Сапгир-прозаик идет другим путем: разрывает логические связи между словами и событиями, саму ткань сплошного повествования. Это тоже способ деформации прозы с учетом опыта стиха, но значительно более сложный и опасный. Он вместе с читателем парит над некоей безграничной воображаемой книгой, неожиданно пикируя в ту или иную будто бы случайно выбранную точку — и затем вновь взмывает вверх, унося с собой отрывок, клочок, осколок. Называть это рассказом даже странно, хотя все, как говорится, «при нем»: заглавие, строфы, фразы, слова…
Чтобы нам было еще яснее, что это хотя и проза, но в то же самое время будто бы и стихи, Сапгир решился положить рядом с прозой в традиционном смысле — рассказами и миниатюрами — свои рассказы в стихах и маленькие поэмы, написанные в последние годы. В них он попытался проделать обратный маршрут: из прозы в стихи. То есть научить стихи несвойственной им размеренной повествовательности.
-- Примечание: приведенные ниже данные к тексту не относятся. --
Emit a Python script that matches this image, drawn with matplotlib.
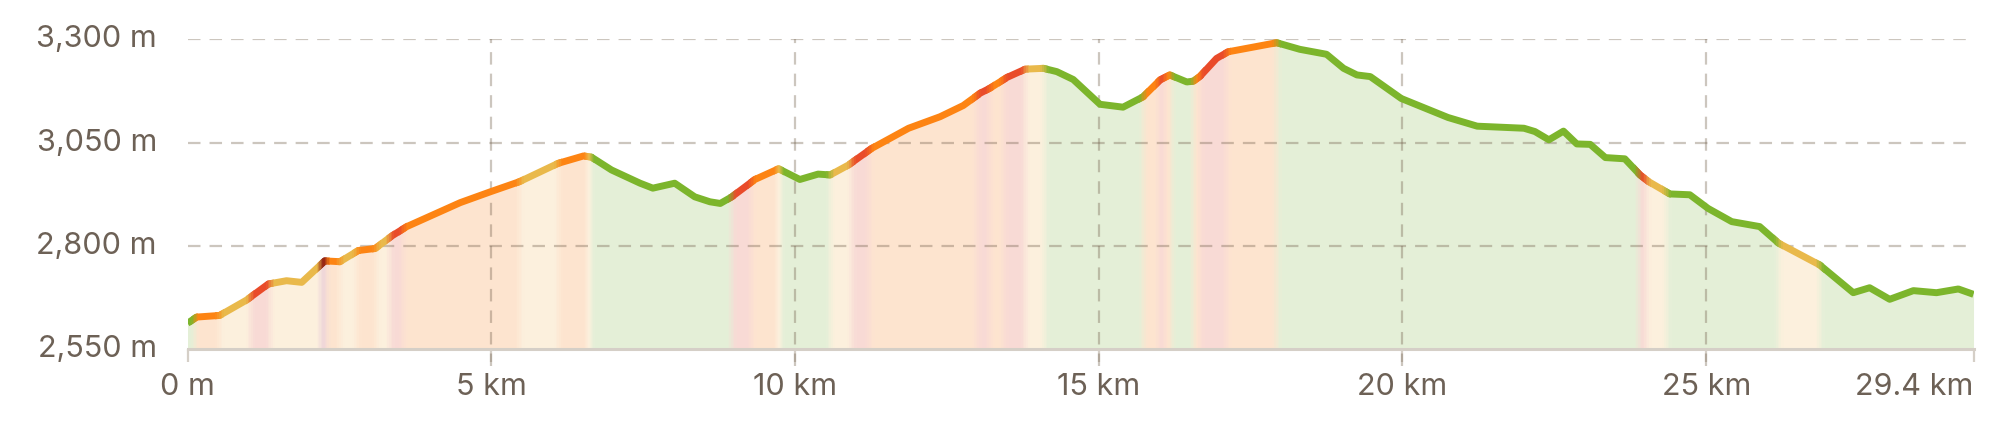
import matplotlib
matplotlib.use('Agg')
import matplotlib.pyplot as plt
from matplotlib.patches import Rectangle
from matplotlib.colors import to_rgb

# ---- data ----
dist_km = [0.0, 0.15, 0.53, 0.97, 1.33, 1.63, 1.88, 2.26, 2.51, 2.81, 3.09, 3.36, 3.61,
           4.49, 5.0, 5.47, 6.10, 6.52, 6.65, 6.98, 7.45, 7.66, 8.02, 8.35, 8.60, 8.77,
           8.96, 9.34, 9.73, 10.08, 10.38, 10.58, 10.88, 11.26, 11.87, 12.39, 12.77,
           13.05, 13.21, 13.49, 13.79, 14.09, 14.31, 14.58, 15.02, 15.40, 15.73, 16.01,
           16.17, 16.45, 16.56, 16.67, 16.94, 17.13, 17.93, 18.31, 18.75, 19.03, 19.25,
           19.47, 19.98, 20.75, 21.23, 22.0, 22.18, 22.41, 22.65, 22.87, 23.09, 23.34,
           23.66, 23.91, 24.05, 24.40, 24.73, 25.03, 25.42, 25.88, 26.19, 26.87, 27.42,
           27.69, 28.02, 28.41, 28.79, 29.15, 29.4]
elev_m = [2613, 2628, 2632, 2669, 2708, 2716, 2712, 2764, 2762, 2789, 2794, 2824, 2847,
          2905, 2932, 2956, 3000, 3018, 3015, 2984, 2952, 2940, 2952, 2919, 2907, 2903,
          2919, 2961, 2987, 2961, 2974, 2972, 2996, 3036, 3085, 3113, 3140,
          3170, 3182, 3208, 3228, 3230, 3222, 3203, 3143, 3136, 3161, 3202,
          3214, 3197, 3199, 3211, 3254, 3270, 3292, 3276, 3264, 3230, 3214,
          3210, 3157, 3111, 3090, 3085, 3077, 3057, 3078, 3047, 3046, 3014,
          3011, 2972, 2956, 2926, 2924, 2891, 2859, 2847, 2807, 2754, 2687,
          2699, 2671, 2692, 2687, 2696, 2683]

band_edges_km = [0, 0.12, 0.53, 1.03, 1.36, 2.18, 2.29, 2.51, 2.78, 3.11, 3.33, 3.55,
                 5.47, 6.10, 6.57, 6.65, 8.96, 9.29, 9.70, 9.78, 10.58, 10.93, 11.23,
                 12.99, 13.21, 13.43, 13.79, 14.11, 15.73, 15.98, 16.09, 16.20, 16.56,
                 16.67, 17.11, 17.93, 23.89, 24.02, 24.35, 26.19, 26.87, 29.4]
band_grades = ['g', 'o', 'y', 'r', 'y', 'd', 'o', 'y', 'o', 'y',
               'r', 'o', 'y', 'o', 'y', 'g', 'r', 'o', 'y', 'g',
               'y', 'r', 'o', 'r', 'o', 'r', 'y', 'g', 'o', 'r',
               'o', 'g', 'o', 'r', 'o', 'g', 'r', 'y', 'g', 'y',
               'g']

x_ticks = [0, 5, 10, 15, 20, 25, 29.4]
x_labels = ['0 m', '5 km', '10 km', '15 km', '20 km', '25 km', '29.4 km']
y_ticks = [2550, 2800, 3050, 3300]
y_labels = ['2,550 m', '2,800 m', '3,050 m', '3,300 m']

# ---- styles ----
line_col = {'g': '#7cb52c', 'y': '#e9b94b', 'o': '#fd8413', 'r': '#e94b2a', 'd': '#8e1d12'}
fill_col = {'g': '#e4efd7', 'y': '#fcf0dd', 'o': '#fde4cf', 'r': '#f8dad5', 'd': '#eed5d9'}
text_col = '#6d6156'
grid_col = (0.45, 0.38, 0.30, 0.36)
blend_half = 0.07   # km, soft transition half-width
blend_steps = 5

plt.rcParams['font.family'] = ['Inter', 'DejaVu Sans']
plt.rcParams['lines.scale_dashes'] = False

fig = plt.figure(figsize=(20.14, 4.21), dpi=100)
ax = fig.add_axes([0.0931, 0.1703, 0.8868, 0.7361])
ax.set_xlim(0, 29.4)
ax.set_ylim(2550, 3300)


def draw_strip(x0, x1, fc, lc):
    clip = Rectangle((x0, 2400), x1 - x0, 1100, transform=ax.transData)
    f = ax.fill_between(dist_km, elev_m, 2550, color=fc, lw=0, zorder=1)
    f.set_clip_path(clip)
    ln, = ax.plot(dist_km, elev_m, color=lc, lw=5.0, zorder=4,
                  solid_capstyle='butt', solid_joinstyle='round')
    ln.set_clip_path(clip)


# base bands
for i, g in enumerate(band_grades):
    draw_strip(band_edges_km[i], band_edges_km[i + 1], fill_col[g], line_col[g])

# soft transitions between bands
for i in range(1, len(band_grades)):
    a, c = band_grades[i - 1], band_grades[i]
    if a == c:
        continue
    b = band_edges_km[i]
    w = min(blend_half,
            0.5 * (band_edges_km[i] - band_edges_km[i - 1]),
            0.5 * (band_edges_km[i + 1] - band_edges_km[i]))
    fa, fcc = to_rgb(fill_col[a]), to_rgb(fill_col[c])
    la, lcc = to_rgb(line_col[a]), to_rgb(line_col[c])
    step = 2 * w / blend_steps
    for k in range(blend_steps):
        t = (k + 0.5) / blend_steps
        fmix = tuple((1 - t) * fa[j] + t * fcc[j] for j in range(3))
        lmix = tuple((1 - t) * la[j] + t * lcc[j] for j in range(3))
        draw_strip(b - w + k * step, b - w + (k + 1) * step, fmix, lmix)

# grid
for yv in y_ticks[1:]:
    ax.axhline(yv, color=grid_col, lw=1.6, dashes=(9, 6.5), zorder=2)
for xv in x_ticks[1:-1]:
    ax.axvline(xv, ymin=-0.055, ymax=1, color=grid_col, lw=1.6, dashes=(9, 6.5),
               zorder=2, clip_on=False)
ax.axhline(2550, color='#d5cfc7', lw=2.2, zorder=3, clip_on=False)

for s in ax.spines.values():
    s.set_visible(False)

ax.set_xticks(x_ticks)
ax.set_xticklabels(x_labels)
ax.set_yticks(y_ticks)
ax.set_yticklabels(y_labels)
ax.tick_params(axis='x', length=9, width=1.6, color='#d5cfc7', pad=8,
               labelsize=22, labelcolor=text_col)
ax.tick_params(axis='y', length=0, pad=22, labelsize=22, labelcolor=text_col)
for lbl in ax.get_yticklabels():
    lbl.set_verticalalignment('center')
xl = ax.get_xticklabels()
xl[-1].set_horizontalalignment('right')

fig.savefig('out.png', dpi=100, facecolor='white')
Конечно, нельзя сказать, что до него этого никто не делал. Но у Сапгира и здесь все не совсем обычно: нерассказанное важнее рассказанного, воображаемые герои на наших глазах проживают целую жизнь, и она перед нашими глазами, как на ладони, но при этом понятно, что это мы ее выдумали: на бумаге едва ли десятая часть поместилась. Таким образом, стих дает рассказу свою уникальную кумулятивность, а рассказ стиху — саму способность рассказывать, столь редкую в «нормальной» поэзии.
Тут хочется вспомнить еще один смелый, но опасный эксперимент, в свое время проделанный поэтом, — его «Черновики Пушкина». Сапгир рассказывает, что, приступая к той книге, он сначала пробовал писать пушкинским почерком. А потом начал переводить, дописывать, восстанавливать зачеркнутое… И тут кто-то его предупредил: осторожно! Вот прибавил ты два слова в пушкинский фрагмент-шедевр, а из другой строчки тотчас же два других слова испарились. А там, глядишь, сожрет неумолимая энтропия и все остальное, написанное классиками, всю культуру, да и нас с нею заодно! Значит, не все можно и нужно доделывать — можно и навредить. А главное, нельзя нарушать тонкий баланс существующего и отсутствующего.
Поэтому пустота часто оказывается куда важнее слов, тишина — разговора, чистый холст — цветового пятна, пауза — повествования. Насмотревшись и наслушавшись всего и всякого, мы тянемся к тому, чего не видно и не слышно. И вдруг замечаем, что оно всегда было и у классиков. Например, роскошные фигурные пустоты вокруг строф в поэзии. Или стены в музеях. Или антракты в спектаклях и концертах. И все это всегда значило не меньше, чем то, что сказано, сыграно, нарисовано. А точнее — это просто неотъемлемая, необходимая часть всякого текста.
Сапгир из тех художников, кто в полной мере осознал значение тишины и пустоты для современного искусства и современной жизни. В его поэзии об этом говорится не раз и не два, а воздух, легко и свободно обтекающий короткие строки стихов, то и дело выдувает из них лишние слоги и слова, заставляя нас еще раз убеждаться в том, что поэзия сегодня искусство не только и не столько тональное, но и в не меньшей степени визуальное. То есть не музыка, как это было раньше, прежде всего, а именно рисунок, очертание текста, его зримый образ, немыслимый без говорящего разными голосами внешнего, окружающего речь поэта пространства.
Именно поэтому и в повествовательных жанрах Сапгира паузы и пробелы очень часто оказываются заведомо важнее, а иногда и больше текста. Их можно заполнять с помощью воображения, а можно так и оставить зияющими и вопиющими — дело вкуса и привычки.